China vs US - Is Win/Win possible?

Recently, US has increased its pressure on China to stop “manipulating” the value of the Chinese Yuan (RMB). The logic is simple: RMB is undervalued, it caused trade deficits and in turn caused the loss of US jobs. Therefore, in order to create US jobs, trade deficits with China has to be reduced and RMB has to be appreciated. Let us assume this logic is correct for a minute. If the RMB is appreciated, the price of China imports will have to increase. The purchasing power of US consumer will decrease. The recovery of US economy will be in question. The China exports will suffer and china recovery will be in jeopardy as well. It is clearly a loss/loss situation.

There are 3 elements in the above logic: Exchange Rate, Trade Deficits and Jobs:

Exchange Rate

In this Economist article, it suggests that RMB is 49% undervalued using Big Mac price.  But the Big Mac theory simply ignored an important factor – GDP per capita. If you consider both Big Mac price as well as GDP per capita, the RMB was fairly value against US dollar in 2009 (International Economy Article by Prof. McKinnon). The real question is will exchange rate has any influence on Trade Deficits.

Trade Deficits

Many economists and politicians believe that they can use the exchange rate to control the trade balance. Since 1970s, Japanese Yen has appreciated from over 300 to below 100. Has US trade deficits with Japan decreased? As China is biggest manufacturer and US is the biggest consumer in the world, the trade deficits are unavoidable. Some can argue that it is necessary: low value-added processes are moved to overseas but high value-added processes remains in the US. When China grows and middle-class is established, its domestic consumptions and imports will increase as well. In fact, China has demonstrated its ability to stablize the global economy in this financial and economy meltdown.

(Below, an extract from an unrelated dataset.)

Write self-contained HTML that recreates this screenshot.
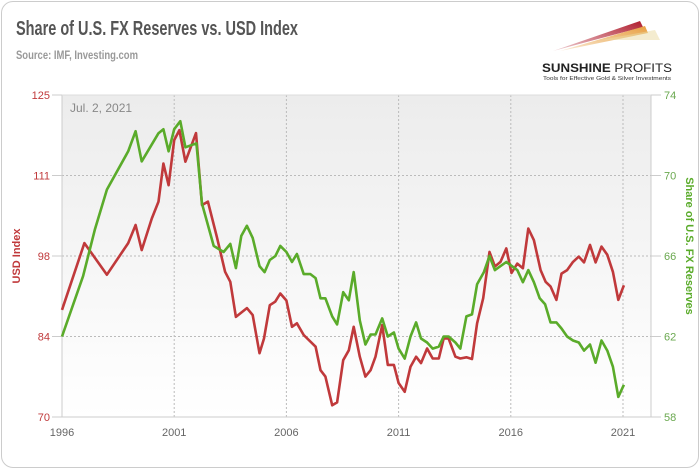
<!DOCTYPE html>
<html><head><meta charset="utf-8"><style>
html,body{margin:0;padding:0;background:#fff;}
body{width:700px;height:469px;overflow:hidden;font-family:"Liberation Sans",sans-serif;}
#card{position:absolute;left:1px;top:1px;width:696px;height:465px;border:1px solid #ccc;border-radius:12px;background:#fff;}
</style></head><body>
<div id="card"></div>
<svg id="chart" width="700" height="469" style="position:absolute;left:0;top:0">
<defs>
<linearGradient id="bg" x1="0" y1="0" x2="0" y2="1"><stop offset="0" stop-color="#ececec"/><stop offset="1" stop-color="#ffffff"/></linearGradient>
<linearGradient id="sw1" x1="0" y1="1" x2="1" y2="0"><stop offset="0" stop-color="#b01e2e" stop-opacity="0.2"/><stop offset="1" stop-color="#b01e2e"/></linearGradient>
<linearGradient id="sw2" x1="0" y1="1" x2="1" y2="0"><stop offset="0" stop-color="#e8a040" stop-opacity="0.2"/><stop offset="1" stop-color="#e8a040"/></linearGradient>
</defs>
<text x="16" y="35" font-size="20" font-weight="bold" fill="#555" textLength="282" lengthAdjust="spacingAndGlyphs">Share of U.S. FX Reserves vs. USD Index</text>
<text x="16" y="59" font-size="12" font-weight="bold" fill="#999" textLength="122" lengthAdjust="spacingAndGlyphs">Source: IMF, Investing.com</text>
<g>
<path d="M553,51 L640,21 L643,27 Z" fill="url(#sw1)"/>
<path d="M560,51 L645,26 L648,33 Z" fill="url(#sw2)"/>
<path d="M600,40 L655,30 L660,40 Z" fill="#e9d9a0" opacity="0.5"/>
<text x="542" y="72" font-size="12" font-weight="bold" fill="#222" textLength="130" lengthAdjust="spacingAndGlyphs">SUNSHINE <tspan font-weight="normal">PROFITS</tspan></text>
<text x="543" y="80" font-size="5.5" fill="#333" textLength="128" lengthAdjust="spacingAndGlyphs">Tools for Effective Gold &amp; Silver Investments</text>
</g>
<rect x="62" y="95" width="589" height="322" fill="url(#bg)"/>
<g id="grid"></g>
<text x="70" y="112" font-size="12" fill="#888">Jul. 2, 2021</text>
<g id="marks"></g>
<text transform="translate(20,256) rotate(-90)" text-anchor="middle" font-size="11" font-weight="bold" fill="#c0393b">USD Index</text>
<text transform="translate(686,246) rotate(90)" text-anchor="middle" font-size="11" font-weight="bold" fill="#5aab2a">Share of U.S. FX Reserves</text>
</svg>
<script>
const usdYears=[1996.0,1997.0,1998.0,1998.95,1999.28,1999.55,2000.0,2000.3,2000.52,2000.75,2001.0,2001.23,2001.5,2001.97,2002.24,2002.5,2002.9,2003.27,2003.5,2003.75,2004.24,2004.5,2004.8,2005.0,2005.26,2005.5,2005.73,2006.0,2006.25,2006.47,2006.77,2007.3,2007.52,2007.74,2008.04,2008.26,2008.53,2008.78,2009.0,2009.27,2009.52,2009.75,2009.97,2010.27,2010.52,2010.79,2011.0,2011.27,2011.53,2011.78,2012.0,2012.27,2012.52,2012.79,2013.01,2013.23,2013.53,2013.75,2014.02,2014.27,2014.5,2014.77,2015.05,2015.29,2015.54,2015.8,2016.03,2016.29,2016.54,2016.78,2017.03,2017.33,2017.55,2017.77,2018.03,2018.26,2018.51,2018.77,2019.03,2019.26,2019.53,2019.78,2020.04,2020.3,2020.55,2020.79,2021.04];
const usdValues=[88.3,99.7,94.3,99.7,102.8,98.5,103.9,106.8,113.3,109.6,117.3,119.0,113.6,118.5,106.2,106.8,100.8,94.8,93.1,87.1,88.6,87.4,80.9,83.4,89.1,89.7,91.1,89.9,85.4,86.0,84.0,82.0,78.0,76.9,72.0,72.5,79.7,81.4,85.4,80.3,76.9,78.0,80.3,85.7,78.9,78.9,75.8,74.3,78.6,80.3,79.2,81.7,80.0,80.0,83.4,83.4,80.3,80.0,80.2,79.9,86.0,90.3,98.2,95.7,96.5,98.8,94.6,96.2,95.4,102.2,100.2,95.1,93.1,92.3,90.0,94.5,95.1,96.5,97.4,96.4,99.4,96.4,99.1,97.7,94.8,90.0,92.5];
const fxYears=[1996.0,1996.94,1997.46,1998.0,1998.95,1999.28,1999.55,2000.3,2000.52,2000.75,2001.0,2001.27,2001.5,2001.99,2002.24,2002.76,2003.2,2003.5,2003.75,2003.99,2004.24,2004.5,2004.8,2005.03,2005.26,2005.51,2005.73,2006.0,2006.25,2006.47,2006.77,2007.07,2007.3,2007.52,2007.74,2008.04,2008.26,2008.53,2008.78,2009.0,2009.27,2009.52,2009.75,2009.97,2010.27,2010.52,2010.79,2011.0,2011.27,2011.53,2011.78,2012.0,2012.27,2012.52,2012.79,2013.01,2013.23,2013.53,2013.75,2014.02,2014.27,2014.5,2014.8,2015.05,2015.29,2015.8,2016.29,2016.54,2016.78,2017.03,2017.29,2017.53,2017.77,2018.03,2018.26,2018.51,2018.77,2019.03,2019.26,2019.53,2019.78,2020.04,2020.3,2020.55,2020.79,2021.04];
const fxValues=[62.0,65.0,67.3,69.3,71.2,72.2,70.7,72.1,72.3,71.2,72.3,72.7,71.4,71.6,68.6,66.5,66.2,66.6,65.4,67.0,67.5,66.9,65.5,65.2,65.8,66.0,66.5,66.2,65.7,66.1,65.1,65.1,64.9,63.9,63.9,63.0,62.6,64.2,63.8,65.2,62.8,61.6,62.1,62.1,62.9,62.0,62.2,61.4,60.9,62.0,62.7,61.9,61.7,61.4,61.5,62.0,62.0,61.7,61.4,63.0,63.1,64.6,65.2,66.0,65.3,65.7,65.3,64.7,65.3,64.7,63.9,63.6,62.7,62.7,62.4,62.0,61.8,61.7,61.3,61.6,60.7,61.8,61.3,60.5,59.0,59.6];
const xTicks=[1996,2001,2006,2011,2016,2021];
const leftTicks=[70,83.75,97.5,111.25,125];
const leftTickLabels=["70","84","98","111","125"];
const rightTicks=[58,62,66,70,74];

const NS="http://www.w3.org/2000/svg";
const L=62,R=651,T=95,B=417;
const x=y=>L+(y-1996)*((623-62)/25);
const yL=v=>B-(v-70)/(125-70)*(B-T);
const yR=v=>B-(v-58)/(74-58)*(B-T);
function mk(tag,attrs,parent){const e=document.createElementNS(NS,tag);for(const k in attrs)e.setAttribute(k,attrs[k]);parent.appendChild(e);return e;}
const grid=document.getElementById('grid');
const marks=document.getElementById('marks');
leftTicks.forEach((t,i)=>{
  const yy=yL(t);
  if(i>0&&i<leftTicks.length-1){const g=mk('line',{x1:L,x2:R,y1:yy,y2:yy,stroke:'#bbb','stroke-dasharray':'2,2'},grid);
  
  }
  const tx=mk('text',{x:50,y:yy+4,'text-anchor':'end','font-size':11,fill:'#c0393b'},grid);
  tx.textContent=leftTickLabels[i];
  
  
  const tk=mk('line',{x1:52,x2:L,y1:yy,y2:yy,stroke:'#ccc'},grid);
  
  
});
rightTicks.forEach(t=>{
  const yy=yR(t);
  const tx=mk('text',{x:664,y:yy+4,'font-size':11,fill:'#6aa84f'},grid);
  tx.textContent=String(t);
  
  
  const tk=mk('line',{x1:R,x2:661,y1:yy,y2:yy,stroke:'#ccc'},grid);
  
  
});
xTicks.forEach(t=>{
  const xx=x(t);
  if(t>1996){const g=mk('line',{x1:xx,x2:xx,y1:T,y2:B,stroke:'#bbb','stroke-dasharray':'2,2'},grid);
  
  }
  const tx=mk('text',{x:xx,y:436,'text-anchor':'middle','font-size':11,fill:'#666'},grid);
  tx.textContent=String(t);
  
  
});
const ax=[mk('line',{x1:L,x2:L,y1:T,y2:B,stroke:'#ccc'},grid),mk('line',{x1:R,x2:R,y1:T,y2:B,stroke:'#ccc'},grid),mk('line',{x1:L,x2:R,y1:B,y2:B,stroke:'#ccc'},grid),mk('line',{x1:L,x2:R,y1:T,y2:T,stroke:'#ddd'},grid)];
ax.forEach(a=>{
  
  
});
const pUsd=mk('polyline',{points:usdYears.map((t,i)=>x(t).toFixed(1)+','+yL(usdValues[i]).toFixed(1)).join(' '),fill:'none',stroke:'#c0393b','stroke-width':2.6,'stroke-linejoin':'round'},marks);


const pFx=mk('polyline',{points:fxYears.map((t,i)=>x(t).toFixed(1)+','+yR(fxValues[i]).toFixed(1)).join(' '),fill:'none',stroke:'#5aab2a','stroke-width':2.6,'stroke-linejoin':'round'},marks);


</script>
</body></html>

Actually, the trade deficits with China are not as high as published according to this WSJ article. “one-half to two-thirds of the value of ‘Chinese’ imports is added in other countries, including the US”. In another WSJ article, it uses iPod as an example: China only adds $4 to an iPod that costs $150. But it is counted much more than $4 when government calculates trade deficits.

Jobs

Since the start of the recession, the US economy has lost 8.5 millions jobs until last month (March 2010) when it added 162,000 jobs. Some of jobs if not all will come back eventually except the manufacturing jobs.  It is not because China, India and other third-world countries took the jobs from the US. US simply cannot compete in low value-added manufacturing process due to high cost – wage, pension, health care and so on. For US to compete in global economy, it need to focus on its strengths – talents, technologies and unmatchable infrastures. Let us not forget what makes United States great : innovations and entrepreneurship.

Conclusion

The exchange rate and trade deficits are really the function of trading partner’s domestic economy and its competitiveness in global economy. In long term, the exchange rate will be fairly valued and trade deficits will be balanced. As US economy is transforming into service-oriented economy, China economy has to move up in the value-chain as well. Protectionism is not a solution for both countries. It is not about if win/win is possible. Win/win is MUST for both countries.